SET TASK: Please retype the data in full and exactly; the pictures are not part of the copy.

━━━━━ DATA PROVIDED

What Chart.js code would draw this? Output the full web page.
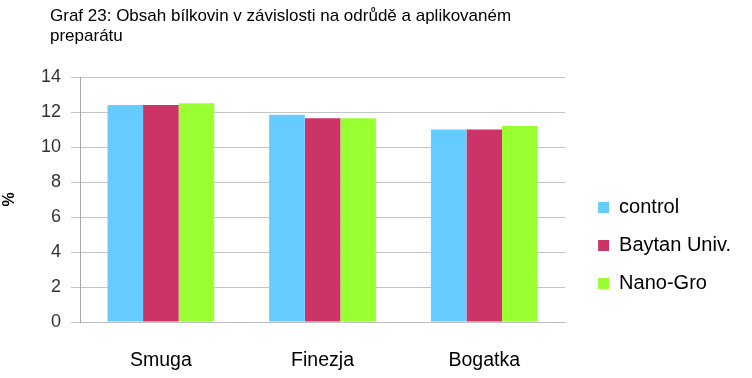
<!DOCTYPE html>
<html>
<head>
<meta charset="utf-8">
<script src="https://cdn.jsdelivr.net/npm/chart.js@4"></script>
<style>
  body { margin: 0; background: #fff; }
  #wrap { position: relative; width: 752px; height: 378px; }
  #title {
    position: absolute; left: 50px; top: 6px;
    font: 17px "Liberation Sans", Arial, sans-serif; line-height: 20px; color: #000;
  }
</style>
</head>
<body>
<div id="wrap">
  <div id="title">Graf 23: Obsah bílkovin v závislosti na odrůdě a aplikovaném<br>preparátu</div>
  <canvas id="chart" width="752" height="378"></canvas>
</div>
<script>
// Categories (varieties) and series values (% protein)
const varieties = ['Smuga', 'Finezja', 'Bogatka'];
const controlValues = [12.4, 11.85, 11.0];
const baytanValues = [12.4, 11.65, 11.0];
const nanoGroValues = [12.5, 11.65, 11.2];
const yTicks = [0, 2, 4, 6, 8, 10, 12, 14];

const ctx = document.getElementById('chart').getContext('2d');

// nudge the legend a bit away from the plot, like the original
const legendOffset = {
    id: 'legendOffset',
    afterLayout(chart) {
        const lg = chart.legend;
        lg.left += 15; lg.right += 15;
        lg.top += 18; lg.bottom += 18;
    }
};

const chart = new Chart(ctx, {
    type: 'bar',
    data: {
        labels: varieties,
        datasets: [
            { label: 'control', data: controlValues, backgroundColor: '#66CCFF' },
            { label: 'Baytan Univ.', data: baytanValues, backgroundColor: '#CC3366' },
            { label: 'Nano-Gro', data: nanoGroValues, backgroundColor: '#99FF33' }
        ]
    },
    plugins: [legendOffset],
    options: {
        responsive: false,
        animation: false,
        layout: { padding: { top: 77, right: 26, bottom: 0, left: 0 } },
        datasets: { bar: { categoryPercentage: 0.66, barPercentage: 1.0 } },
        plugins: {
            tooltip: { enabled: false },
            legend: {
                position: 'right',
                labels: {
                    boxWidth: 11,
                    boxHeight: 11,
                    padding: 18,
                    color: '#000',
                    font: { family: 'Liberation Sans', size: 20 }
                }
            }
        },
        scales: {
            x: {
                grid: { display: false, drawTicks: false },
                border: { display: true, color: '#bdbdbd' },
                ticks: {
                    padding: 27,
                    color: '#000',
                    font: { family: 'Liberation Sans', size: 19.5 }
                },
                afterFit: (scale) => { scale.height = 56; }
            },
            y: {
                min: 0,
                max: 14,
                afterBuildTicks: (scale) => { scale.ticks = yTicks.map(v => ({ value: v })); },
                grid: { color: '#c4c4c4', tickLength: 9 },
                border: { color: '#a6a6a6' },
                ticks: {
                    padding: 10,
                    color: '#333',
                    font: { family: 'Liberation Sans', size: 18 }
                },
                title: {
                    display: true,
                    text: '%',
                    color: '#000',
                    font: { family: 'Liberation Sans', size: 16, weight: 'bold' },
                    padding: { top: 0, bottom: 0 }
                },
                afterFit: (scale) => { scale.width = 80; }
            }
        }
    }
});
</script>
</body>
</html>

━━━━━━━━━━

TASK RESULT:
What Chart.js code would draw this? Output the full web page.
<!DOCTYPE html>
<html>
<head>
<meta charset="utf-8">
<script src="https://cdn.jsdelivr.net/npm/chart.js@4"></script>
<style>
  body { margin: 0; background: #fff; }
  #wrap { position: relative; width: 752px; height: 378px; }
  #title {
    position: absolute; left: 50px; top: 6px;
    font: 17px "Liberation Sans", Arial, sans-serif; line-height: 20px; color: #000;
  }
</style>
</head>
<body>
<div id="wrap">
  <div id="title">Graf 23: Obsah bílkovin v závislosti na odrůdě a aplikovaném<br>preparátu</div>
  <canvas id="chart" width="752" height="378"></canvas>
</div>
<script>
// Categories (varieties) and series values (% protein)
const varieties = ['Smuga', 'Finezja', 'Bogatka'];
const controlValues = [12.4, 11.85, 11.0];
const baytanValues = [12.4, 11.65, 11.0];
const nanoGroValues = [12.5, 11.65, 11.2];
const yTicks = [0, 2, 4, 6, 8, 10, 12, 14];

const ctx = document.getElementById('chart').getContext('2d');

// nudge the legend a bit away from the plot, like the original
const legendOffset = {
    id: 'legendOffset',
    afterLayout(chart) {
        const lg = chart.legend;
        lg.left += 15; lg.right += 15;
        lg.top += 18; lg.bottom += 18;
    }
};

const chart = new Chart(ctx, {
    type: 'bar',
    data: {
        labels: varieties,
        datasets: [
            { label: 'control', data: controlValues, backgroundColor: '#66CCFF' },
            { label: 'Baytan Univ.', data: baytanValues, backgroundColor: '#CC3366' },
            { label: 'Nano-Gro', data: nanoGroValues, backgroundColor: '#99FF33' }
        ]
    },
    plugins: [legendOffset],
    options: {
        responsive: false,
        animation: false,
        layout: { padding: { top: 77, right: 26, bottom: 0, left: 0 } },
        datasets: { bar: { categoryPercentage: 0.66, barPercentage: 1.0 } },
        plugins: {
            tooltip: { enabled: false },
            legend: {
                position: 'right',
                labels: {
                    boxWidth: 11,
                    boxHeight: 11,
                    padding: 18,
                    color: '#000',
                    font: { family: 'Liberation Sans', size: 20 }
                }
            }
        },
        scales: {
            x: {
                grid: { display: false, drawTicks: false },
                border: { display: true, color: '#bdbdbd' },
                ticks: {
                    padding: 27,
                    color: '#000',
                    font: { family: 'Liberation Sans', size: 19.5 }
                },
                afterFit: (scale) => { scale.height = 56; }
            },
            y: {
                min: 0,
                max: 14,
                afterBuildTicks: (scale) => { scale.ticks = yTicks.map(v => ({ value: v })); },
                grid: { color: '#c4c4c4', tickLength: 9 },
                border: { color: '#a6a6a6' },
                ticks: {
                    padding: 10,
                    color: '#333',
                    font: { family: 'Liberation Sans', size: 18 }
                },
                title: {
                    display: true,
                    text: '%',
                    color: '#000',
                    font: { family: 'Liberation Sans', size: 16, weight: 'bold' },
                    padding: { top: 0, bottom: 0 }
                },
                afterFit: (scale) => { scale.width = 80; }
            }
        }
    }
});
</script>
</body>
</html>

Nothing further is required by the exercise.